First, in defense of my publisher, they never insisted that my heroine be a virgin when she meets the hero. What actually happened was that my editor was concerned that as readers learned the heroine’s husband was still alive, in the first chapter, I might add (even though she was posing as a widow to everyone, including the hero), they would be more disconcerted by the heroine committing adultery than by any other factor, especially when readers still knew nothing about the husband or his life with the heroine. I happened to agree with them and so took their suggestion that I rework the plot. What’s not been revealed is that my publisher never said she had to be a virgin widow. I could have created Vivian any way I chose. If her husband was dead – truly dead – then nobody in New York would have blinked at her having a long and satisfying sexual past until she met the hero. In the end I was quite pleased with the changes to the plot and character because I thought they made the heroine’s life more interesting, and it made the hero more interested in her past and why she remained a virgin— something I could delve into more deeply in character study than just an average, everyday sexually experienced widow. Average, everyday sexually experienced widows are fine; Duke of Sin just wouldn’t have been the same story with one of them.

Next, Liz A commented:

“…I usually enjoy Adele Ashworth a lot, but when I read that the heroine was a virgin despite being married for years and years, I felt this was not the book for me. It just doesn’t ring true to me. It just seems forced. there are good reasons why somebody is a virgin, but they never get used. I could understand it in a small community (frontier farm or something like that) with strict moral values, where all the guys were married to people the heroine knows and respects – then, maybe, yes. But an aristocrat in the 19th century? no.”

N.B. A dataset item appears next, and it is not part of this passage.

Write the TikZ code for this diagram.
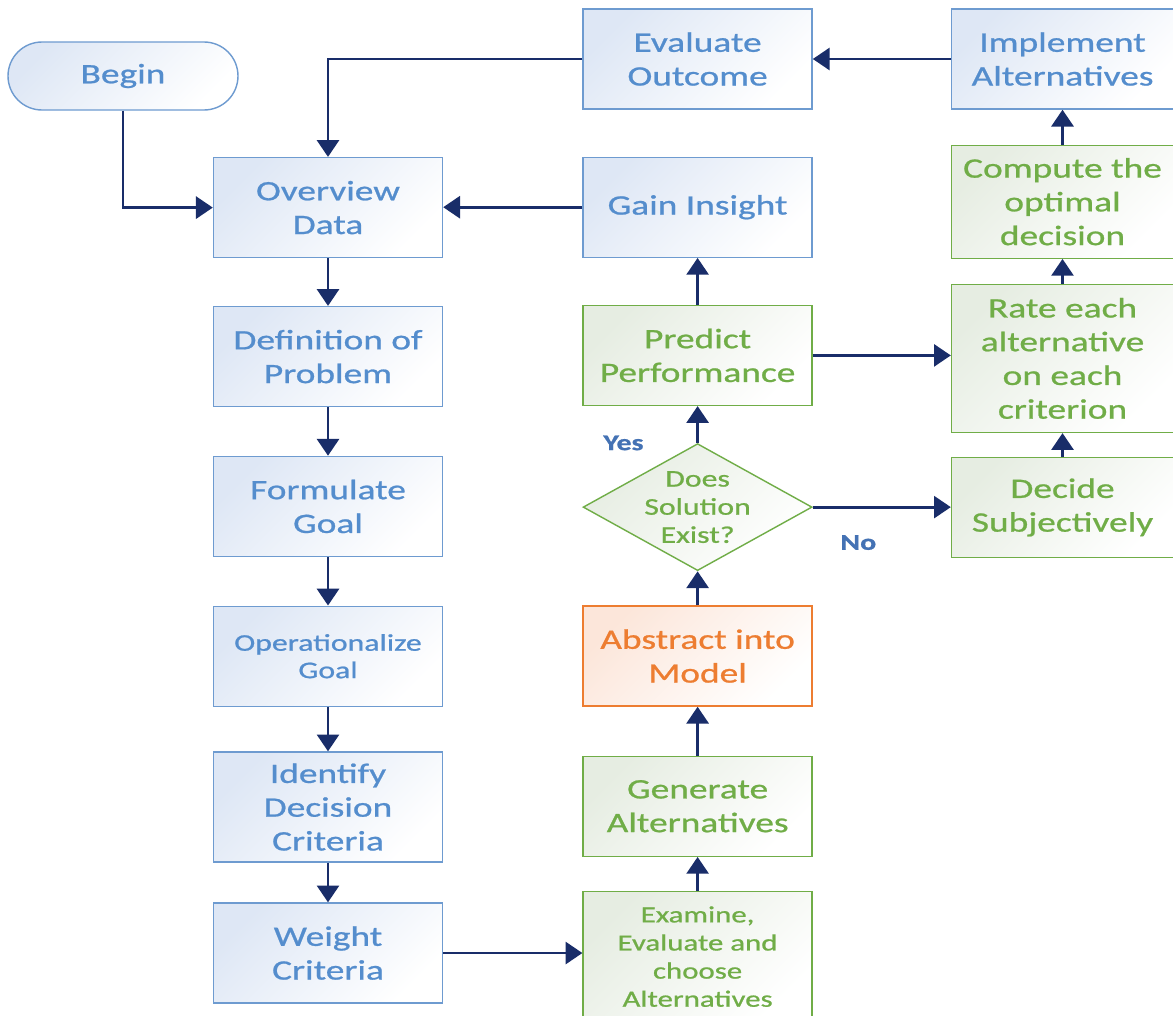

I think comments like this trouble me the most, not because there are readers who don’t like my books or plots or characters, but because many readers decide before reading a book — and this could be any author’s book(s) — that they won’t like it due to one small and perhaps insignificant thing they’ve heard or read about on an Internet message board.

What concerned me initially with the release of Duke of Sin was that the “virgin widow” issue came out immediately after publication on the AAR Reviews Board. There was a lot of talk about it, and I suspect there were a number of people who might have purchased it to read, or wanted to read it because of the DIK status it received, who then never did because the “virgin widow” plot point was revealed when really no such plot point existed— at least not in the sense that it was described. But what has maybe not been said is that Duke of Sin sold very, very well, and in general reader feedback has been extremely positive. Could this be because the majority of romance novel readers tend to enjoy conservative plots and/or characters? I don’t know, although it’s certainly a possibility. There’s no way of knowing how many AAR board lurkers out there purchased the book because the heroine is a virgin, even a married virgin, but I think it’s food for thought.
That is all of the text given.